### [WHAT YOU WILL DO]
Starting with the first line below, extract each line through the one that contains "from matplotlib.ticker import", inclusive, excluding pictures.

### [GIVEN MATERIAL]
_ _ _ _ _ _ _

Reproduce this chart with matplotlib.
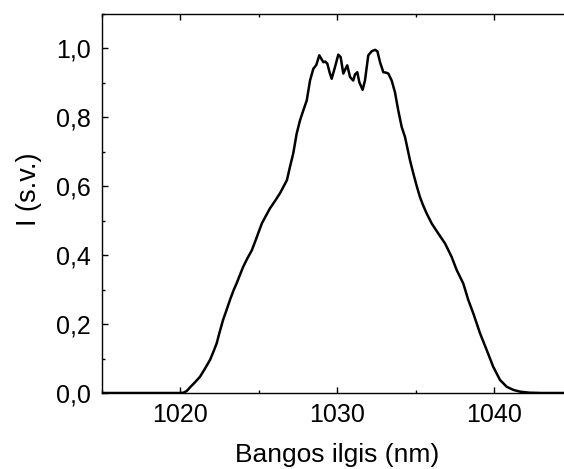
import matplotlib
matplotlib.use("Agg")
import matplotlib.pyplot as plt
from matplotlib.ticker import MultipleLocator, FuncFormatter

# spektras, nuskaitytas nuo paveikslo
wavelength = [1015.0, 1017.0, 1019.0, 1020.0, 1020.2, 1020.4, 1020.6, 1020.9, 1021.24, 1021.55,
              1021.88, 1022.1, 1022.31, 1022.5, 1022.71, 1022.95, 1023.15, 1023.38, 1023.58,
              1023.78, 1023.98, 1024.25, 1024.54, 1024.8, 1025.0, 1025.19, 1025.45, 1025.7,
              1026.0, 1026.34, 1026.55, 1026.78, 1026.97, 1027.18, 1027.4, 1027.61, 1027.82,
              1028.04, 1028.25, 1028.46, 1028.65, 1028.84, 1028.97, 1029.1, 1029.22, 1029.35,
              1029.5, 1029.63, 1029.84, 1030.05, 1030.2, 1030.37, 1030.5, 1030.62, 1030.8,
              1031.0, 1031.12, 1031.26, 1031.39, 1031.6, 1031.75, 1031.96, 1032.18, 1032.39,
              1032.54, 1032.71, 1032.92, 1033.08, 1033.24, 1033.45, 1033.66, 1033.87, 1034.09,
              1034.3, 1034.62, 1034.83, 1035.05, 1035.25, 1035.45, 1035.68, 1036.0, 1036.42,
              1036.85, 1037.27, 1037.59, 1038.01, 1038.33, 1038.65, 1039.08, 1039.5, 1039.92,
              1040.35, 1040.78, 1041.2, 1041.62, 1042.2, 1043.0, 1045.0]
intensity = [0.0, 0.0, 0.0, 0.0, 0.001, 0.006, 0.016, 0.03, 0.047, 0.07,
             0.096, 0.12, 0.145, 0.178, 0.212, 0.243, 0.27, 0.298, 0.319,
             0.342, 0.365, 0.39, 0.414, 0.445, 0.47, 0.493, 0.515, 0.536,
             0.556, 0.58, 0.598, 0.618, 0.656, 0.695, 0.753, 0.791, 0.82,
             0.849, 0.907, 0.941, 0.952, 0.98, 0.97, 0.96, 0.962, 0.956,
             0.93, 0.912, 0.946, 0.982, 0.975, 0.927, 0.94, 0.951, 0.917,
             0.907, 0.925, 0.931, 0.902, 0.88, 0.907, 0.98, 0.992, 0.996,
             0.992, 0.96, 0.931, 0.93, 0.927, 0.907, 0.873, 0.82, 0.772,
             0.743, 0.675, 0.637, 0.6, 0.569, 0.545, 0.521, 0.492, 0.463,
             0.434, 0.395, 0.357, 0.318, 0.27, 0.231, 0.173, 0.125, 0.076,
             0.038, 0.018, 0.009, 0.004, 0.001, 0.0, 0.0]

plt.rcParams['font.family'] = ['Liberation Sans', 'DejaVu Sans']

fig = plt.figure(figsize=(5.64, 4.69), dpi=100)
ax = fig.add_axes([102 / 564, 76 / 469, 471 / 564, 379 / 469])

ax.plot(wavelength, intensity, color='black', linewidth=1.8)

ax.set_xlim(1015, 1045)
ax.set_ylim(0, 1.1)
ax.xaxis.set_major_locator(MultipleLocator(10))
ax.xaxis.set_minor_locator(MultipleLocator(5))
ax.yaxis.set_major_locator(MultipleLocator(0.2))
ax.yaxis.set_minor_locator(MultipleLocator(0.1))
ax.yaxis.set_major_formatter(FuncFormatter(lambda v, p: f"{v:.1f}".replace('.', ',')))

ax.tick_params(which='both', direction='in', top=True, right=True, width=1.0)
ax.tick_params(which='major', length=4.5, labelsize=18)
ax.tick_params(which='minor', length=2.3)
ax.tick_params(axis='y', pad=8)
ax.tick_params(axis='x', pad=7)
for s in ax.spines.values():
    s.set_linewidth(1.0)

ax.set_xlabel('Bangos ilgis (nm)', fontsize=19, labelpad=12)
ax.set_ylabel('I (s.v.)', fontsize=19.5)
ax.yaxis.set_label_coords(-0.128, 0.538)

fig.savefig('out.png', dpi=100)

_ _ _ _ _ _ _

### [THE COMPLETED TASK]
Reproduce this chart with matplotlib.
import matplotlib
matplotlib.use("Agg")
import matplotlib.pyplot as plt
from matplotlib.ticker import MultipleLocator, FuncFormatter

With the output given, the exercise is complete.